ON THE DUTIES OF A FAITHFUL HINDU

WIDOW.1

[From the Asiatic Researches, vol. iv. pp. 209-219.
Calcutta, 1795. 4to.]

[114] WHILE the light which the labours of the Asiatic Society have thrown on the sciences and religion of the Hindus has drawn the attention of the literary world to that subject, the hint thrown out by the President for rejecting the authority of every publication preceding the translation of the Gitá does not appear to have made sufficient impression. Several late compilations in Europe betray great want of judgment in the selection of authorities; and their motley dress of true and false colours tends to perpetuate error; for this reason it seems necessary on every topic to revert to original authorities, for the purpose of cancelling error or verifying facts already published; and this object will no way be more readily attained than by the communication of detached essays on each topic, as it may present itself to the Orientalist in the progress of his researches.
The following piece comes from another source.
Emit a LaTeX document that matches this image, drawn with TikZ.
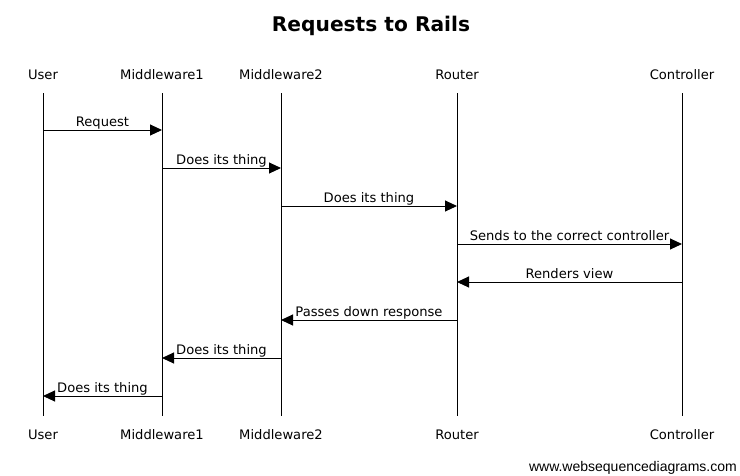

From this or any other motive for indulgence, should the following authorities from Sanskrit books be thought worthy of a place in the next volume of the Society's Transactions, I shall be rewarded for the pains taken in collecting them.

1 [On this paper, cf. Prof. Wilson's Essay on the supposed Vaidik authority for the burning of Hindu widows, and Raja Rádhákánt Deb's remarks, originally published in the Journ. R.A.S., vols. xvi., xvii.; and republished in Wilson's works, vol. ii. pp. 270-309; Prof. Roth, Zeitschr. d. D. M. G., vol. viii.; Prof. Max Müller, ibid. vol. ix. Cf. also Dr. Hall, Journ. R.A.S., 1867, and Prof. Müller, Chips, vol. ii. (2nd ed.), p. 35.]